San Diego Street Course Strikes Back as Utility Cover Spoils Corey Day’s Day

For Corey Day, Saturday’s O’Reilly Auto Parts Series race at San Diego Street Course was supposed to be a recovery mission.

Instead, it became a lesson in why motorsports and municipal infrastructure should probably maintain a respectful distance.

Day had already been dealt a lousy hand before the green flag ever dropped. After slapping the wall in Friday qualifying, the No. 17 Hendrick Motorsports team rolled out a backup car and sent him to the rear of the field.

Then, on the opening lap, the race found an entirely new and deeply creative way to ruin his afternoon.

Somewhere along the 3.4-mile temporary street circuit laid across active Naval Base Coronado, a utility cover that had endured two days of race traffic decided it had simply had enough. It shook loose, launched upward and, through a combination of rotten luck and physics that deserve further investigation, flew directly into the center of Day’s grille.

Game over.

“We have a manhole cover sitting in our radiator,” crew chief Adam Wall radioed to Day. “It blew the radiator and oil cover right through it. We have to go behind the wall. Unfortunately, that’s something we can’t fix, even though it’s their fuck up.”

To call it bad luck almost undersells the absurdity of it.
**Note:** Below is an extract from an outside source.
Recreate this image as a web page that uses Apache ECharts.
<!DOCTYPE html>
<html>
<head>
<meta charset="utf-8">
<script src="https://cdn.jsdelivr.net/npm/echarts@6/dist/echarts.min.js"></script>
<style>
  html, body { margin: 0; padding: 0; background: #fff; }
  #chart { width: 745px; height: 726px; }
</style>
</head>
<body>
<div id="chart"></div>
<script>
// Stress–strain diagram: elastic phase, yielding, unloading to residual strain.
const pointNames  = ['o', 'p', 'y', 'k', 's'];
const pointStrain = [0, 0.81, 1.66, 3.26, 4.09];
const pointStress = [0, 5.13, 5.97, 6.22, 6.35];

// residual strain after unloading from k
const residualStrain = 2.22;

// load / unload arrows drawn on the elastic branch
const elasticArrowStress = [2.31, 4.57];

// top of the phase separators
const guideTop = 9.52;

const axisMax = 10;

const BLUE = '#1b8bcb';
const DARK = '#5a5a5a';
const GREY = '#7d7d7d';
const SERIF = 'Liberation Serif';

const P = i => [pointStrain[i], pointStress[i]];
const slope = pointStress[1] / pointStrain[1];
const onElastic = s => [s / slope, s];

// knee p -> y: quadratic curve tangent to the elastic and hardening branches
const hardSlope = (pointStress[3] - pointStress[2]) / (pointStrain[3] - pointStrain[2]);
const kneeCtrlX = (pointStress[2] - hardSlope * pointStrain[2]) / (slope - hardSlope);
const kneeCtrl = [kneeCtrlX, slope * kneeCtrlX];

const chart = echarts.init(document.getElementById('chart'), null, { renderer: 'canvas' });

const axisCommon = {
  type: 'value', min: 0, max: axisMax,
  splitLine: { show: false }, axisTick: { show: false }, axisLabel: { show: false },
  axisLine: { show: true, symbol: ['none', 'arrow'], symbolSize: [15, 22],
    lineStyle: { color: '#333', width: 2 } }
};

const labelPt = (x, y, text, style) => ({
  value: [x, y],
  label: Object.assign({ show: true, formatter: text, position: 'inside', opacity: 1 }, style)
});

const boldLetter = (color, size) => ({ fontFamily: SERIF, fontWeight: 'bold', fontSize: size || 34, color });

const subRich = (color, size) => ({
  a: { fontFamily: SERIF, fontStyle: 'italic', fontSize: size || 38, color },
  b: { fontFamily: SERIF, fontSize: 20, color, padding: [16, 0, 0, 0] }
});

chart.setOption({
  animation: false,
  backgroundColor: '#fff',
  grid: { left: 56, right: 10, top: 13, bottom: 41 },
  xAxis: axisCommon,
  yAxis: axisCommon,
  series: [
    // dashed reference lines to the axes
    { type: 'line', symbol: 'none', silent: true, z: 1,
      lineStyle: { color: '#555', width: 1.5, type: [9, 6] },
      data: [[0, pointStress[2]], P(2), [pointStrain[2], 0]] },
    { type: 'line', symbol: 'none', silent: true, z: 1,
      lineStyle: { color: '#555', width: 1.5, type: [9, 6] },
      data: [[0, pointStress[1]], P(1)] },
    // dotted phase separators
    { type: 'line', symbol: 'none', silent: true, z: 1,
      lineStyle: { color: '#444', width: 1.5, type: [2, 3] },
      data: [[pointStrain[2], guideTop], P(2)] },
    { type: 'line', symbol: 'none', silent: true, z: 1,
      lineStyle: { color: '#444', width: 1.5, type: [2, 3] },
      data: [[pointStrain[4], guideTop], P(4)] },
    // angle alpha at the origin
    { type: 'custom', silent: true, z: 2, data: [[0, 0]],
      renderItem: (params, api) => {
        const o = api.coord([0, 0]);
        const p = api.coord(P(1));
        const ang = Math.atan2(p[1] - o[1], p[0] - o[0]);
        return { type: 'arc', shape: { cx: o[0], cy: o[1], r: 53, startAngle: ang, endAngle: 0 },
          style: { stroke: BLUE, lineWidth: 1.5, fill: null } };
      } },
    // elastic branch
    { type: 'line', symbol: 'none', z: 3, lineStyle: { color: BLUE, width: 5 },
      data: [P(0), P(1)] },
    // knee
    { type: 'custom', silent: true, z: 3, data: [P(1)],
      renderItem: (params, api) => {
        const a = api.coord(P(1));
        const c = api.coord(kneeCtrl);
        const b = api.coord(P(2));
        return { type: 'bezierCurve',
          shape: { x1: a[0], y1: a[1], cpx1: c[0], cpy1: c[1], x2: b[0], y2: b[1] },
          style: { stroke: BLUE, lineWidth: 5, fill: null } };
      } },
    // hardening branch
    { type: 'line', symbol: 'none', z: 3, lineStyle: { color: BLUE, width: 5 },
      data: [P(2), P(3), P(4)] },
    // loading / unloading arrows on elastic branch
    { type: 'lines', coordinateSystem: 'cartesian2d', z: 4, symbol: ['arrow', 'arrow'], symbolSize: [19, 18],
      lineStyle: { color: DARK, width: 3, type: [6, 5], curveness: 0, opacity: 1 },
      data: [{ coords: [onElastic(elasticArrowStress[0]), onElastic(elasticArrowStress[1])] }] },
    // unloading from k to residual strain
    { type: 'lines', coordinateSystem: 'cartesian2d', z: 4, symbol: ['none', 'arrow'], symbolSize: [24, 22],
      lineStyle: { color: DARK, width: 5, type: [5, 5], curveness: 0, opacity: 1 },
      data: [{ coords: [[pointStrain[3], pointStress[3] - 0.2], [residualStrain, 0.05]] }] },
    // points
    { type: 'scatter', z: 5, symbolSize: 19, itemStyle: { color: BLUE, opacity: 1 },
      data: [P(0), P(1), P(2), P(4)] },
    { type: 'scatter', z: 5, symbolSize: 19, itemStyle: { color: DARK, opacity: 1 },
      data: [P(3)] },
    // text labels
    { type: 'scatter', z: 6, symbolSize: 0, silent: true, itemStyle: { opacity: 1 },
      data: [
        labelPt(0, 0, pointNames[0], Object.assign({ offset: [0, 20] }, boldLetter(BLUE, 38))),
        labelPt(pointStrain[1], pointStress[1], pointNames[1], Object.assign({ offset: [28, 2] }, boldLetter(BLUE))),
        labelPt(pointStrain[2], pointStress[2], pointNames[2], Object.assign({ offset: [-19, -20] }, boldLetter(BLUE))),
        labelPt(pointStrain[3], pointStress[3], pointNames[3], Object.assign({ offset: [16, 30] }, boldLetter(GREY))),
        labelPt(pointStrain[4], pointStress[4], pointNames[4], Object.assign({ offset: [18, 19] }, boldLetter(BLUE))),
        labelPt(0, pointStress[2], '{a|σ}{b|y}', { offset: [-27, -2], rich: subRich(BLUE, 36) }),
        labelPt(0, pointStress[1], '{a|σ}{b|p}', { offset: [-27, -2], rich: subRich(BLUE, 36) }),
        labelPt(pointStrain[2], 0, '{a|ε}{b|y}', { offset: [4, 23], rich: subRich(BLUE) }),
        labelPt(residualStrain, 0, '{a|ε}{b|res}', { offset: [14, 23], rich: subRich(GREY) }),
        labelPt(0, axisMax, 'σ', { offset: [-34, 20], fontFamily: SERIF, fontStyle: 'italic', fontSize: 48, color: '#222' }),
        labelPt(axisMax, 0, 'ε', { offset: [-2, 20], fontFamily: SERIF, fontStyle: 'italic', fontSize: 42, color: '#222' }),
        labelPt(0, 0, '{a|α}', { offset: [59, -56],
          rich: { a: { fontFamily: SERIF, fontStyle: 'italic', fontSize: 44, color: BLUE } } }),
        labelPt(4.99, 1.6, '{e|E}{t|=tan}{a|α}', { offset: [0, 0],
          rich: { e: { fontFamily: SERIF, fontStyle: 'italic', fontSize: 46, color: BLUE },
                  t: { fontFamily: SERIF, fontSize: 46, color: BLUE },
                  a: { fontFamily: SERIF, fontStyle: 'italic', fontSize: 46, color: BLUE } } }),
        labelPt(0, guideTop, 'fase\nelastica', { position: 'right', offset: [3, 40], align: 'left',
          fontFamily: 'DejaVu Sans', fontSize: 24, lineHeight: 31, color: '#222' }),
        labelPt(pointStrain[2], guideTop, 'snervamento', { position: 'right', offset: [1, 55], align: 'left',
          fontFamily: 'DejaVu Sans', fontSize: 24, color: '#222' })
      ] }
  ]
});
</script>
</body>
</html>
This wasn’t debris kicked up in a pack or contact from another driver. This was a utility cover, roughly half the size of a traditional manhole lid, turning itself into a guided missile and punching straight through the nose of Day’s Chevrolet.
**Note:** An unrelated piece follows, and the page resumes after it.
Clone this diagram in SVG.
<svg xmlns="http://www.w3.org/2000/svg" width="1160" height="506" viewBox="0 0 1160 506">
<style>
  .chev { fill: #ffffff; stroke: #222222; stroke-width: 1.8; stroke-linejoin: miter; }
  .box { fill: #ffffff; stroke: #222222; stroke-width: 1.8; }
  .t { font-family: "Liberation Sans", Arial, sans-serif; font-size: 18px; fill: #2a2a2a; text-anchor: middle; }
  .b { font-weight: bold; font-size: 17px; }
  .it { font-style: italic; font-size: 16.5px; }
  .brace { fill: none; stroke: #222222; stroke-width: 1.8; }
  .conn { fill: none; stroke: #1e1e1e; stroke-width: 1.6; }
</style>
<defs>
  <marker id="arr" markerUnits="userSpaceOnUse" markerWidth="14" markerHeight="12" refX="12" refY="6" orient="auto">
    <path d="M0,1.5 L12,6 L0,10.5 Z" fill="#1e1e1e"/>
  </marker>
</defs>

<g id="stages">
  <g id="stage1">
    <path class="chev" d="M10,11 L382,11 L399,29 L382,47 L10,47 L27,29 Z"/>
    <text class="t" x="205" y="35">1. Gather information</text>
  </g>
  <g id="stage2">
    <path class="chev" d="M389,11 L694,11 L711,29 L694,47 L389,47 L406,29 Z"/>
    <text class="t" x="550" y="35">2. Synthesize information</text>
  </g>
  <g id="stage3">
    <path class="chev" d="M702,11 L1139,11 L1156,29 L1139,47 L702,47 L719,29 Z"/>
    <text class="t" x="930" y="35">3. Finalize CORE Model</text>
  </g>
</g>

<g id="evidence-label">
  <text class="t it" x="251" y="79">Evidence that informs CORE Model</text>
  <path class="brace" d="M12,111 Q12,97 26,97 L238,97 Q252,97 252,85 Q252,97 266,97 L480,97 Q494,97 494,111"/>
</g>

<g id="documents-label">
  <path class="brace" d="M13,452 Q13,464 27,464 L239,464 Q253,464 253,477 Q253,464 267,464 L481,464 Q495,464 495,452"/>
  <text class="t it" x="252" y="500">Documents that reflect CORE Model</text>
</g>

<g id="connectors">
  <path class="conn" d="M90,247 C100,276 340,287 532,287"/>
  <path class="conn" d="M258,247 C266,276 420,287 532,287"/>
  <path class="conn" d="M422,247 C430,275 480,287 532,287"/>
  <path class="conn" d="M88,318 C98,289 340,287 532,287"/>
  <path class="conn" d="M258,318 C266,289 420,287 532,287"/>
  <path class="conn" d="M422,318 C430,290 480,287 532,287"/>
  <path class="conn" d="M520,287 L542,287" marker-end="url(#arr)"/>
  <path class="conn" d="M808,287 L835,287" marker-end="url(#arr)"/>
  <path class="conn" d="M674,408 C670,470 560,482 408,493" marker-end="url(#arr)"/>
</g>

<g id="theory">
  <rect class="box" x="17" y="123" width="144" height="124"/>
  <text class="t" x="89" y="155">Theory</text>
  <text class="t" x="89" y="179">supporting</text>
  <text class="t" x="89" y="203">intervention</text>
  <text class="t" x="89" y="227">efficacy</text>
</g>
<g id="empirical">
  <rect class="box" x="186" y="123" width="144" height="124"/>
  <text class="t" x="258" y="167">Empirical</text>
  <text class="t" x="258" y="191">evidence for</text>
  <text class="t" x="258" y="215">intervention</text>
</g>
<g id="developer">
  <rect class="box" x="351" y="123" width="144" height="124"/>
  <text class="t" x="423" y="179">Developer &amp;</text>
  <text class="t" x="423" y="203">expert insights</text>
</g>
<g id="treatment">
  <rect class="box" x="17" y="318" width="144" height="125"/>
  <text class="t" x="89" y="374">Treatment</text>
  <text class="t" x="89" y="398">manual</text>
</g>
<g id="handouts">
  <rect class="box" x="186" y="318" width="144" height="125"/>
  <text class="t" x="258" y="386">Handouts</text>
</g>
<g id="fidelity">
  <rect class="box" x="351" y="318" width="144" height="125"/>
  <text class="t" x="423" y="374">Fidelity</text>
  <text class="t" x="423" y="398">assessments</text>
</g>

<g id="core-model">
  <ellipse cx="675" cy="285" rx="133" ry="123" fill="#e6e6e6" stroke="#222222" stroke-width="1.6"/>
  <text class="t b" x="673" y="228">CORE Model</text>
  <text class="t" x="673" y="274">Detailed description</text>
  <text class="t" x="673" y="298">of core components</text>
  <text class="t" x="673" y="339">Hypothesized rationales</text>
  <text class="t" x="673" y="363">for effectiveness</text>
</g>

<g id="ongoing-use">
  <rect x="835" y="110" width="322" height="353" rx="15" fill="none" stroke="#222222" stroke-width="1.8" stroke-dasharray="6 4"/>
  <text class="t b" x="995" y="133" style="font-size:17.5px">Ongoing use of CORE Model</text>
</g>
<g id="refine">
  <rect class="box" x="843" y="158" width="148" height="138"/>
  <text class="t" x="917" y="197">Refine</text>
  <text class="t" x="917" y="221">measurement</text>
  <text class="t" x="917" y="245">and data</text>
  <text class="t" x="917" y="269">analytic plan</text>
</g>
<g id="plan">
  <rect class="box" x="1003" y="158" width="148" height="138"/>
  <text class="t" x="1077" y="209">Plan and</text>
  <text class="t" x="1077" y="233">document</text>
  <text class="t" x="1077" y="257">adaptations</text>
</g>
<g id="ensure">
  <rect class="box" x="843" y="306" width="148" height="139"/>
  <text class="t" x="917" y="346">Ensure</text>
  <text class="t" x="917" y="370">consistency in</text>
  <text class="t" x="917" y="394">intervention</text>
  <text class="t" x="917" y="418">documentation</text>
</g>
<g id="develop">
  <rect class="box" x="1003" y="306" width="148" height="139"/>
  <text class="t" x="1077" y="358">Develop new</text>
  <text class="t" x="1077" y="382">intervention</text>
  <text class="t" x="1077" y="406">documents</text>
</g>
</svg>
Because the damage was caused by the track itself, NASCAR granted the No. 17 team an exception to its standard rule requiring teams to use the same radiator throughout an event and Day’s crew was cleared to replace the damaged components in the open work area.
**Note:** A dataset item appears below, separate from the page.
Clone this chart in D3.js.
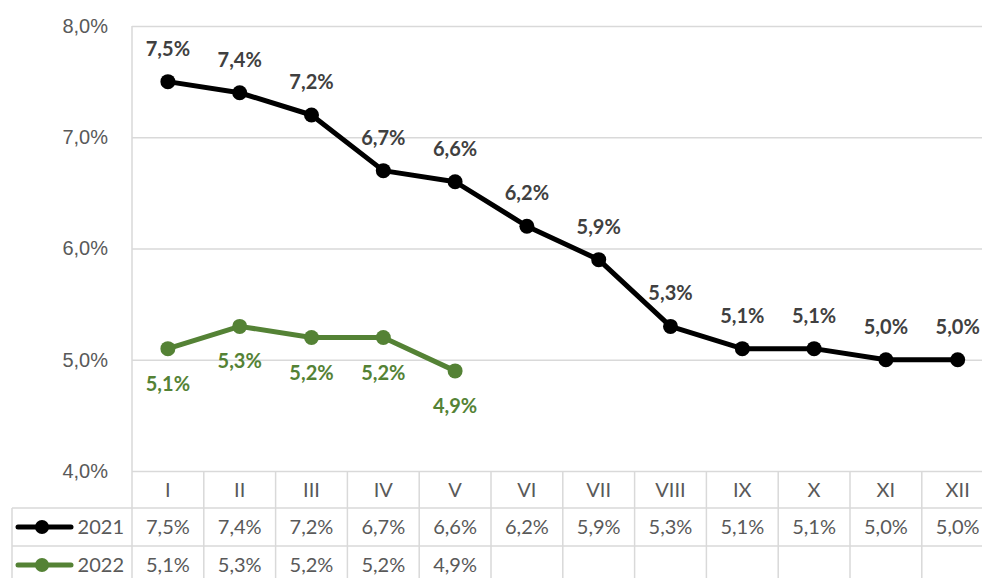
<!DOCTYPE html>
<html>
<head>
<meta charset="utf-8">
<script src="https://cdn.jsdelivr.net/npm/d3@7"></script>
<style>
  body { margin: 0; background: #fff; }
  svg { font-family: Lato, "Open Sans", sans-serif; }
</style>
</head>
<body>
<div id="root"></div>
<script>
const months = ["I", "II", "III", "IV", "V", "VI", "VII", "VIII", "IX", "X", "XI", "XII"];
const values2021 = [7.5, 7.4, 7.2, 6.7, 6.6, 6.2, 5.9, 5.3, 5.1, 5.1, 5.0, 5.0];
const values2022 = [5.1, 5.3, 5.2, 5.2, 4.9];
const seriesNames = ["2021", "2022"];
const yTicks = [4, 5, 6, 7, 8];

const width = 982;
const height = 578;
const left = 132;
const colW = 71.8;

const locale = d3.formatLocale({ decimal: ",", thousands: " ", grouping: [3], currency: ["", ""] });
const fmt = (v) => locale.format(".1f")(v) + "%";

const svg = d3.select("#root")
  .append("svg")
  .attr("width", width)
  .attr("height", height);

const x = d3.scaleBand()
  .domain(months)
  .range([left, left + colW * months.length]);

const y = d3.scaleLinear().domain([4, 8]).range([471, 26]);

const grey = "#d9d9d9";
const textGrey = "#595959";
const colors = ["#000000", "#548235"];

// Gridlines
const yAxis = d3.axisLeft(y)
  .tickValues(yTicks)
  .tickSize(-(width - left))
  .tickFormat(fmt);

const gy = svg.append("g")
  .attr("transform", `translate(${left},0)`)
  .call(yAxis);
gy.select(".domain").remove();
gy.selectAll(".tick line").attr("stroke", grey).attr("stroke-width", 1.3);
gy.selectAll(".tick text")
  .attr("x", -24)
  .attr("fill", textGrey)
  .attr("font-size", 20);

// Left border of plot / table
svg.append("line")
  .attr("x1", left).attr("x2", left)
  .attr("y1", y(8)).attr("y2", height)
  .attr("stroke", grey).attr("stroke-width", 1.5);

// Table
const rowTop = [471, 508, 546];
const rowBottom = [508, 546, 590];
const table = svg.append("g");

// vertical separators between columns
months.forEach((m) => {
  table.append("line")
    .attr("x1", x(m) + x.bandwidth()).attr("x2", x(m) + x.bandwidth())
    .attr("y1", rowTop[0]).attr("y2", height)
    .attr("stroke", grey).attr("stroke-width", 1.5);
});
// horizontal rows
[rowBottom[0], rowBottom[1]].forEach((ry) => {
  table.append("line")
    .attr("x1", 12).attr("x2", width)
    .attr("y1", ry).attr("y2", ry)
    .attr("stroke", grey).attr("stroke-width", 1.5);
});
table.append("line")
  .attr("x1", 12).attr("x2", 12)
  .attr("y1", rowBottom[0]).attr("y2", height)
  .attr("stroke", grey).attr("stroke-width", 1.5);

// header labels
table.selectAll(".hdr")
  .data(months)
  .join("text")
  .attr("x", (d) => x(d) + x.bandwidth() / 2)
  .attr("y", (rowTop[0] + rowBottom[0]) / 2)
  .attr("dy", "0.35em")
  .attr("text-anchor", "middle")
  .attr("fill", textGrey)
  .attr("font-size", 20)
  .text((d) => d);

// value rows
[values2021, values2022].forEach((vals, r) => {
  const cy = (rowTop[r + 1] + rowBottom[r + 1]) / 2 - (r === 1 ? 3 : 0);
  table.selectAll(".row" + r)
    .data(vals)
    .join("text")
    .attr("x", (d, i) => x(months[i]) + x.bandwidth() / 2)
    .attr("y", cy)
    .attr("dy", "0.35em")
    .attr("text-anchor", "middle")
    .attr("fill", textGrey)
    .attr("font-size", 20)
    .text((d) => fmt(d));

  // legend key
  table.append("line")
    .attr("x1", 18).attr("x2", 71)
    .attr("y1", cy).attr("y2", cy)
    .attr("stroke", colors[r]).attr("stroke-width", 5)
    .attr("stroke-linecap", "round");
  table.append("circle")
    .attr("cx", 42).attr("cy", cy).attr("r", 7)
    .attr("fill", colors[r]);
  table.append("text")
    .attr("x", 124).attr("y", cy)
    .attr("dy", "0.35em")
    .attr("text-anchor", "end")
    .attr("fill", textGrey)
    .attr("font-size", 20)
    .text(seriesNames[r]);
});

// Lines
const line = d3.line()
  .x((d, i) => x(months[i]) + x.bandwidth() / 2)
  .y((d) => y(d));

[values2021, values2022].forEach((vals, r) => {
  const g = svg.append("g");
  g.append("path")
    .datum(vals)
    .attr("d", line)
    .attr("fill", "none")
    .attr("stroke", colors[r])
    .attr("stroke-width", 5)
    .attr("stroke-linejoin", "round");
  g.selectAll("circle")
    .data(vals)
    .join("circle")
    .attr("cx", (d, i) => x(months[i]) + x.bandwidth() / 2)
    .attr("cy", (d) => y(d))
    .attr("r", 7.5)
    .attr("fill", colors[r]);
  g.selectAll("text")
    .data(vals)
    .join("text")
    .attr("x", (d, i) => x(months[i]) + x.bandwidth() / 2)
    .attr("y", (d) => y(d) + (r === 0 ? -33 : 35))
    .attr("dy", "0.35em")
    .attr("text-anchor", "middle")
    .attr("font-weight", "bold")
    .attr("font-size", 20)
    .attr("fill", r === 0 ? "#404040" : colors[r])
    .text((d) => fmt(d));
});
</script>
</body>
</html>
After five laps under caution, NASCAR had seen enough and threw the red flag to allow crews to re-weld the utility cover back into place.

Then came the sentence nobody organizing a street race wants to hear.

During the stoppage, officials swept the entire circuit looking for additional trouble spots and discovered another loose utility cover in Turn 6, which was also rewelded. NASCAR Vice President of Racing Communications Mike Ford confirmed the second repair on social media.

Meanwhile, Day’s crew attacked the repairs with the urgency of people trying to rebuild a race car after losing an argument with public works.

They got it done before the race resumed.

Initially, NASCAR scored Day with only one completed lap, which would have dropped him four laps behind the field. But after reconsideration, officials reversed course and allowed Day to run alone under caution to make up the deficit while accumulating comparable tire wear.

It was a rare moment of balance from the racing gods.

Naturally, that balance lasted about five minutes.

Day ducked to pit road shortly before the end of Stage 1 and was immediately tagged for speeding, because apparently being attacked by the racetrack itself wasn’t considered sufficient suffering for one afternoon.

And if Day felt like asking what cosmic debt he was repaying, you could hardly blame him. Just one week earlier at Pocono, his day ended before it ever really started after getting collected in an opening-lap crash.

Most drivers spend June worrying about tire falloff and fuel windows.

Corey Day appears to be conducting independent research into all the different ways a race can end before lunch.